The only way to eliminate these systematic discrepancies is to have a test that places the bar high. Eliminating a test of this sort in favor of admission based on school grades would flood specialized high schools with students who are ill-prepared to take the kind of pressures necessary for academic success in that environment. The next step, then, would be to eliminate the environment to accommodate an ever-increasing number of struggling students at specialized high schools.

And that would mean the end of the specialized high school as we know it.

Clearly, the NAACP cannot wish the death of specialized high schools only because black and Latino students have not been prepared sufficiently well in high enough numbers to do well on the test. Instead, it should focus on ensuring that intensive preparation is available in every neighborhood of New York City.

Lastly, I want to point out that specialized high schools are not the only good high schools in New York City.
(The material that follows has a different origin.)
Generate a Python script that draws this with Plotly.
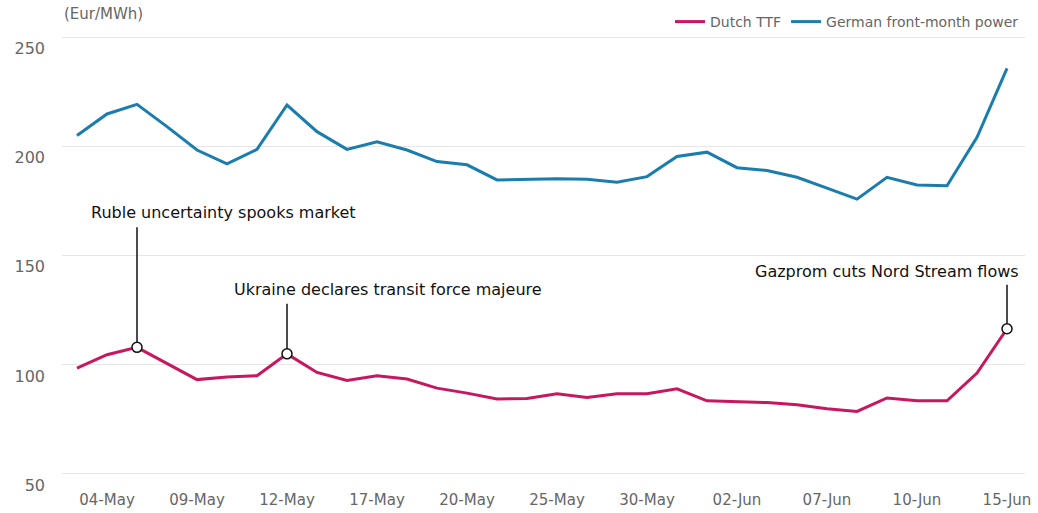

Opportunity to excel academically and gain admission to top universities exists in a wide range of schools in every neighborhood of the city. Naturally, academic culture differs from place to place, as it should. But the goal is the same: to have students who become life-long learners, who are critical thinkers, and who can acquire good study skills that will enable them to learn new things in life, and last, but certainly not least of all, to prepare students for college if that should be their choice.

By the well-intentioned goal of trying to increase diversity at specialized high schools using the ill-conceived method of compelling New York State to eliminate the admissions test, the NAACP would only succeed in removing from New York’s educational landscape the type of specialized high schools that have created so many wonderfully successful alumni in the last decades, thereby seriously diminishing diversity in the types of public schools from which students can choose to pursue their dreams.

(The above article solely reflects the author’s views as of the writing of the article. It does NOT represent the DOE or Stuyvesant High School).